Agropecuária regenerativa

Articulista afirma que a degradação de solos usados no pastoreio de animais é um milenar problema civilizatório, tornando áridas amplas regiões e provocando a formação de desertos; na imagem, gado em pastagem degradada. Imagem: Divulgação, Projeto ABC Capacitação

 

Xico Graziano

Ministério da Agricultura teve uma grande ideia: criar um Programa Nacional para converter pastagens degradadas em áreas de produção rural sustentável. Agroambientalismo na veia.

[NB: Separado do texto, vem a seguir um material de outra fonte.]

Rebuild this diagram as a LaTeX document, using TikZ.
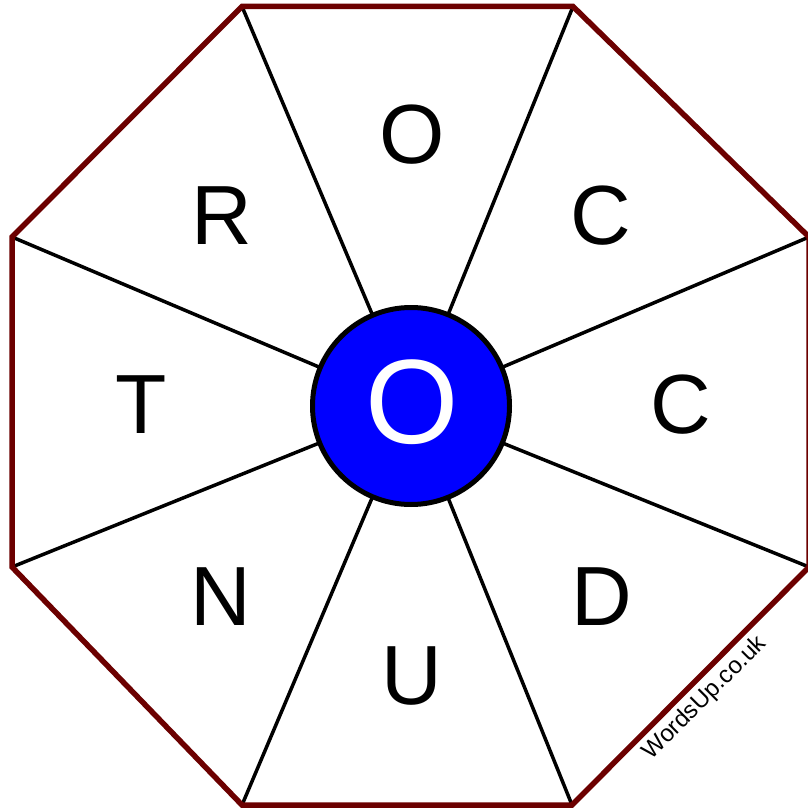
\documentclass[tikz,border=0pt]{standalone}
\usepackage{fontspec}
\setmainfont{Liberation Sans}
\definecolor{octred}{RGB}{108,0,0}
\definecolor{hubblue}{RGB}{0,0,255}
\begin{document}
\begin{tikzpicture}[x=1pt,y=-1pt,
  rim/.style={draw=octred,line width=5.5pt,line join=miter},
  spoke/.style={draw=black,line width=3.5pt},
  hub/.style={circle,draw=black,line width=5pt,fill=hubblue,minimum size=197pt,inner sep=0pt},
  letter/.style={font=\fontsize{84}{84}\selectfont,inner sep=0pt,text=black},
  hubletter/.style={font=\fontsize{120}{120}\selectfont,inner sep=0pt,text=white},
  credit/.style={font=\fontsize{24}{24}\selectfont,inner sep=0pt,rotate=45}]
\useasboundingbox (0,0) rectangle (807,810);
\fill[white] (0,0) rectangle (807,810);
% octagon vertices
\coordinate (v1) at (242,6.5);
\coordinate (v2) at (573,6.5);
\coordinate (v3) at (809,237);
\coordinate (v4) at (809,567);
\coordinate (v5) at (572,805);
\coordinate (v6) at (242,805);
\coordinate (v7) at (12,567);
\coordinate (v8) at (12,237);
\coordinate (c) at (411,406);
% spokes
\foreach \v in {v1,v2,v3,v4,v5,v6,v7,v8}{\draw[spoke] (\v) -- (c);}
% rim
\draw[rim] (v1) -- (v2) -- (v3) -- (v4) -- (v5) -- (v6) -- (v7) -- (v8) -- cycle;
% hub
\node[hub] (hub) at (c) {};
\node[hubletter] (hl) at (412,402) {O};
% letters
\node[letter] (l1) at (412,135) {O};
\node[letter] (l2) at (601,216) {C};
\node[letter] (l3) at (681,405) {C};
\node[letter] (l4) at (602,597) {D};
\node[letter] (l5) at (412,676) {U};
\node[letter] (l6) at (221,597) {N};
\node[letter] (l7) at (141,405) {T};
\node[letter] (l8) at (222,216) {R};
% credit
\node[credit] (cr) at (705,698) {WordsUp.co.uk};
\end{tikzpicture}
\end{document}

https://www.gov.br/planalto/pt-br/acompanhe-o-planalto/noticias/2023/12/governo-edita-decreto-que-permite-converter-pastagens-degradadas-em-areas-de-plantio

 

Anunciado por Lula na semana passada, durante a COP 28, realizada em Dubai, a criação do ministro Carlos Fávaro une a segurança alimentar com a proteção ambiental no campo. Reduz o vetor do desmatamento e avança no combate às mudanças climáticas.

Há uma meta e um prazo: promover a recuperação e conversão de 40 milhões de hectares de pastagens de baixa produtividade, transformando-as em áreas agricultáveis, em um período de 10 anos. Esse feito praticamente dobraria a área de produção de alimentos no Brasil sem ocorrer novos desmatamentos. Seria sensacional.

A pergunta é: vai sair do papel?

Roberto Perosa, secretário de comércio internacional do ministério da Agricultura garante que sim. A presença dele na articulação do Programa é sugestiva, pois a maior dificuldade a ser superada não está na tecnologia de produção, já amplamente dominada pelos agricultores, mas reside no financiamento e na logística. Aí é que a coisa pega.

Segundo Perosa, estima-se um custo de implementação do Programa na base de 3 mil dólares por hectare, o que daria um total de US$ 120 bilhões no período. Segundo o engenheiro agrônomo Maurício Nogueira, grande entendido em pastagens e pecuária brasileira, o custo pode ser menor, pois boa parte das pastagens com baixa produtividade poderiam ser revigoradas com técnicas que dispensam o revolvimento do solo.

De qualquer forma, devido ao ciclo longo da pecuária, os financiamentos do Programa teriam que ser de longo prazo, e por isso o governo está propondo 3 anos de carência e 12 anos para pagamento, com taxas de juro compatíveis. Como viabilizar esse recurso?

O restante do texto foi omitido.